The next morning, the maid who was cleaning rooms rushed into the motel office and said that a woman was dead in Room 10. The Voyeur immediately called the police, who began an extensive investigation. The Voyeur could only provide the name of the male subject who occupied the room with the female subject, his description, make of car, license number, and that he was in the room with the female subject the evening she was killed. The Voyeur could never provide information that he actually witnessed the male subject’s assault of the female subject last evening.

The Voyeur had finally come to grips with his own morality and would have to forever suffer in silence, but he would never condemn his conduct or behavior in this situation.

After the police had checked out their leads, they returned to the motel to report:

The information was bogus. The suspect was using a fake name, a fake address, and a fake license plate on a stolen car.

When I read this account in New York a few years after I’d visited him in Aurora—and nearly six years after the murder—I was shocked and surprised. I thought that the Voyeur’s detached and irresponsible response to the fracas in Room 10 was similar to the behavior of New York crime witnesses when a twenty-eight-year-old bar manager named Kitty Genovese was being attacked by a man with a knife on a street in Queens shortly after 3:00 a.m. on March 13, 1964.

Although some facts in this case were later disputed—among them that the initial estimate of thirty-eight murder witnesses was an exaggerated number—there was no dispute that several people in Queens saw at least part of the brutality from their apartment windows, and that none of them rushed down into the street in time to rescue or assist the young woman who would soon bleed to death. The New York Times, which broke the story, quoted one unidentified neighbor as saying that he told another neighbor to telephone the police because “I didn’t want to get involved.”

Gerald Foos’s explanation in his journal—he was “only an observer and not a reporter,” and he “really didn’t exist as far as the male and female subjects were concerned”—were explanations that didn’t surprise me because of his often-expressed notion that he was a fractured individual, a hybridized combination of the Voyeur and Gerald Foos, and he was also desperately protective of his secret life in the attic. If the police had grilled him and decided that he knew more than he was telling them, they might have obtained a search warrant to explore his property, including his attic, and the consequences could have been catastrophic.

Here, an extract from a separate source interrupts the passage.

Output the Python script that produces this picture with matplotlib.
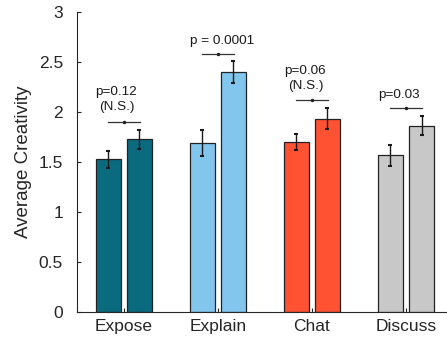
import matplotlib.pyplot as plt
import numpy as np

plt.rcParams['font.family'] = ['Liberation Sans', 'DejaVu Sans']

categories = ['Expose', 'Explain', 'Chat', 'Discuss']
colors = ['#0b6b7e', '#82c6ee', '#fe5233', '#c8c8c8']
before = [1.53, 1.69, 1.70, 1.57]
after = [1.73, 2.40, 1.935, 1.865]
err_before = [0.085, 0.13, 0.08, 0.105]
err_after = [0.095, 0.11, 0.105, 0.095]
p_labels = ['p=0.12\n(N.S.)', 'p = 0.0001', 'p=0.06\n(N.S.)', 'p=0.03']
sig_y = [1.905, 2.58, 2.12, 2.045]
text_dx = [-0.08, 0.04, -0.07, -0.07]

x = np.arange(1, len(categories) + 1)
w = 0.265
off = 0.165

fig = plt.figure(figsize=(4.47, 3.40), dpi=100)
ax = fig.add_axes([0.172, 0.083, 0.828, 0.881])

ax.bar(x - off, before, w, color=colors, edgecolor='#222222', linewidth=0.9, zorder=2)
ax.bar(x + off, after, w, color=colors, edgecolor='#222222', linewidth=0.9, zorder=2)
for xs, ys, es in [(x - off, before, err_before), (x + off, after, err_after)]:
    ax.errorbar(xs, ys, yerr=es, fmt='none', ecolor='#1a1a1a', elinewidth=1.0,
                capsize=1.2, capthick=1.5, zorder=3)

for i in range(len(categories)):
    ax.plot([x[i] - 0.17, x[i] + 0.17], [sig_y[i], sig_y[i]], color='#333333', lw=0.9, zorder=3)
    ax.plot(x[i], sig_y[i], 'o', color='#222222', ms=1.5, zorder=4)
    dy = 0.085 if '\n' in p_labels[i] else 0.07
    ax.text(x[i] + text_dx[i], sig_y[i] + dy, p_labels[i],
            ha='center', va='bottom', fontsize=9.7, linespacing=1.3, color='#1a1a1a')

ax.set_xlim(0.5, 4.436)
ax.set_ylim(0, 3)
ax.set_yticks([0, 0.5, 1, 1.5, 2, 2.5, 3])
ax.set_yticklabels(['0', '0.5', '1', '1.5', '2', '2.5', '3'])
ax.set_xticks(x)
ax.set_xticklabels(categories)
ax.set_ylabel('Average Creativity', fontsize=13.5, color='#262626', labelpad=5)

for s in ['top', 'right']:
    ax.spines[s].set_visible(False)
for s in ['left', 'bottom']:
    ax.spines[s].set_color('#262626')
    ax.spines[s].set_linewidth(0.8)
ax.tick_params(axis='both', direction='in', length=3, width=0.8, color='#262626',
               labelsize=12.5, labelcolor='#262626')
ax.tick_params(axis='x', pad=5)
ax.tick_params(axis='y', pad=10)

fig.savefig('out.png', dpi=100)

I telephoned Foos right away to ask about the situation. I wanted to find out whether he realized that, in addition to witnessing a murder, he might have in some way caused it. He was reluctant to say more than he had written in his journal, while reminding me that I had signed a secrecy agreement. He might have also reminded me that I was now a coconspirator in whatever crimes he had committed. I spent a few sleepless nights asking myself whether I ought to turn Foos in or continue to honor the agreement he had asked me to sign at the baggage claim in Denver in January 1980. But even though he had in some way caused the young woman’s death years before by flushing the drugs, had failed to stop the boyfriend as he strangled her, and had callously failed to call for help until the next day because he claimed to see her chest rising and falling, I did not believe Gerald Foos was a murderer. And he had told the police all he knew about the identity of the drug dealer and his girlfriend—who it was now too late to save.

I filed away his notes on the murder along with all the other material he had mailed me earlier in the year. I now knew all that I wanted to know about the Voyeur.